On any given night in Australia, there are 116,000 people who are considered homeless. That’s about 50 homeless persons for every 10,000 people. And the rate of homelessness is only increasing – up 4.6 per cent in five years according the the latest data from the 2016 Census.
But what does it actually mean to be homeless?
The very word ‘homelessness’ conjures an image that alludes to sleeping rough. But in reality, this vision represents only about seven per cent of the homeless population.
While there’s no internationally recognised common definition of homelessness, in Australia our federal law defines it as ‘inadequate access to safe and secure housing’.
This includes where the only housing available to a person is likely to damage their health or threatens their safety, or perhaps marginalises them by failing to provide access to adequate personal amenities or the normal economic and social support of a home. It also includes where it may place them in circumstances that threaten or adversely affect the adequacy, safety, security and affordability of that housing.
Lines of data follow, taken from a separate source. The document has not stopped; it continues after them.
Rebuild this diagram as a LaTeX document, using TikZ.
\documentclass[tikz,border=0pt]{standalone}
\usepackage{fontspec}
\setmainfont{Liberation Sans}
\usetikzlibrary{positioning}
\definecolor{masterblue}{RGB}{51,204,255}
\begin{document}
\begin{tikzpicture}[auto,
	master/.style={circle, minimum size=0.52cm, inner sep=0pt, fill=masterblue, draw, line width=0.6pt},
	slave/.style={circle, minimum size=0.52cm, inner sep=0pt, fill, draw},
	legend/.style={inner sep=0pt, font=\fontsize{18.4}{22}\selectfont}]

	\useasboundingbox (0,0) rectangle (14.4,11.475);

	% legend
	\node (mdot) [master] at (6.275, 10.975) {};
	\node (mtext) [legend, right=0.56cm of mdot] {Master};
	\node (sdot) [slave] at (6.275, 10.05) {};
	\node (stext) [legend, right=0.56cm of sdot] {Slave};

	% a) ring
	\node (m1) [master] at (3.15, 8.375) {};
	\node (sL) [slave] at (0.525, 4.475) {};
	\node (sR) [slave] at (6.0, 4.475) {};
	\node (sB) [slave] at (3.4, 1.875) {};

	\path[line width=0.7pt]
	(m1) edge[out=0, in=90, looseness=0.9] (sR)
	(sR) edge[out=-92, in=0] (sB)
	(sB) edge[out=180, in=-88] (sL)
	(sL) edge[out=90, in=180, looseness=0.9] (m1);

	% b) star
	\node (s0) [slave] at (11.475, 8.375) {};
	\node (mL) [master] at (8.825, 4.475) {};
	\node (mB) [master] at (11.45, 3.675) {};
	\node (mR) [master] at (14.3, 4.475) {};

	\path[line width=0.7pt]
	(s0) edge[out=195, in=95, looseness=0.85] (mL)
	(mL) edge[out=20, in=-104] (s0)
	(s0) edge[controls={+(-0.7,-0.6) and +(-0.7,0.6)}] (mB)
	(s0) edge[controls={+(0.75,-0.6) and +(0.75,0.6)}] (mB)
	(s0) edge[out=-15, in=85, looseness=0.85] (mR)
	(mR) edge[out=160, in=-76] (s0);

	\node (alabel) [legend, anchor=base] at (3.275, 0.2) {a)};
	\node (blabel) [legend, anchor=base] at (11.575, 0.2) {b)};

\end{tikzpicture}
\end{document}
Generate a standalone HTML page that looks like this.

What this doesn’t include is the multitude of people who are ‘sleeping rough’, which often involves people moving between friends and families houses in search of a safe night’s sleep.
The Australian Bureau of Statistics (ABS) offers further insight to understand the complexities and help show how homelessness can affect people in different ways, depending on their own personal situations and needs.
To better understand homelessness in its various forms and what it looks like and what those people are experiencing, they’ve created three specific categories to specify the details and differences – primary, secondary and tertiary homelessness.
“Primary homelessness” includes those living on the streets, in parks, under bridges, in deserted buildings or improvised dwellings – or being ‘roofless’ or ‘sleeping out’ as it’s sometimes called. This is the most visible kind of homeless, but is the smallest statistic.
“Secondary homelessness” refers to people who are moving between various types of temporary shelters. This includes emergency accommodation, refuges and hostels, bunking with friends and relatives, and living in a boarding house on a long-term basis with shared amenities and no secure tenure.
And “tertiary homelessness” – people who are living in single rooms in private boarding houses without their own bathroom and kitchen, and no secure tenure.
It is important to recognise that all of these forms or levels of homelessness involve a group of people who are in need of safe and secure housing in order to get back on their feet and have the basic human right of shelter.
The Lady Musgrave Trust helps by focusing specifically on women and children’s homelessness throughout Queensland. We provide young women up to the age of 30 with low cost accommodation and support services in our portfolio in Brisbane and Ipswich. We also create and distribute The Handy Guide for Homeless Women and host a unique Annual Forum focused on women and homelessness.
As Queensland’s oldest charity, The Lady Musgrave Trust is committed to making a difference in the lives of those who find themselves homeless and in need at difficult times in their life.